The concept of Worldscale is not an easy principle to grasp, particularly for those outside the tanker industry, says Weekly Tanker Market Report by Gibson.
The task gets even more complicated as Worldscale flat rates are reset at the start of each year due to fluctuations in international bunker prices, exchange rates and port costs.
On long haul routes, bunkers form the most significant component of all voyage costs and as such, major fluctuations in bunker prices could lead to a sizable change in WS flat rates (WS100).

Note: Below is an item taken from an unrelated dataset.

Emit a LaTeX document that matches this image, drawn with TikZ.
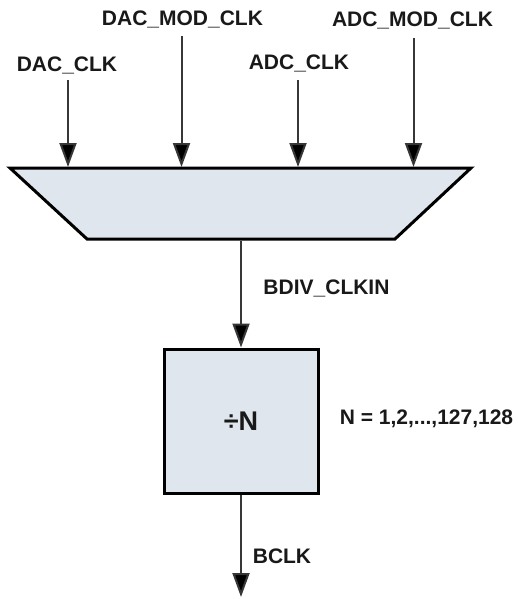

The picture is somewhat different for the short haul voyages. The shorter the distance, the less important the volatility in oil and bunker prices is; equally, this also means increased significance ofchanges in exchange rates.
One of the most extreme examples of that is the benchmark Aframax trade from Sullom Voe to Wilhelmshaven (TD7). On this very short haul route port expenses account for approximately 75% of total voyage expenditure.
The weakness in oil and bunker prices observed over the past 11 months relative to the previous year will be reflected in 2017 Worldscale flat rates.
The bunker component that goes into the flat rate formula is based on prices between October 2015 and September 2016. As such, we already have nearly all the data that will go into the 2017 calculations.
Taking into account the actual bunker assessments since October 2015 and the latest bunker forward curve, international bunker prices (that will be used to set 2017 Worldscale flat rates) are expected to be around 40% lower compared to the corresponding period a year earlier.
This suggests that WS100 in 2017 will fall by around 21-24% on long haul routes and by 10-15% on short haul trades.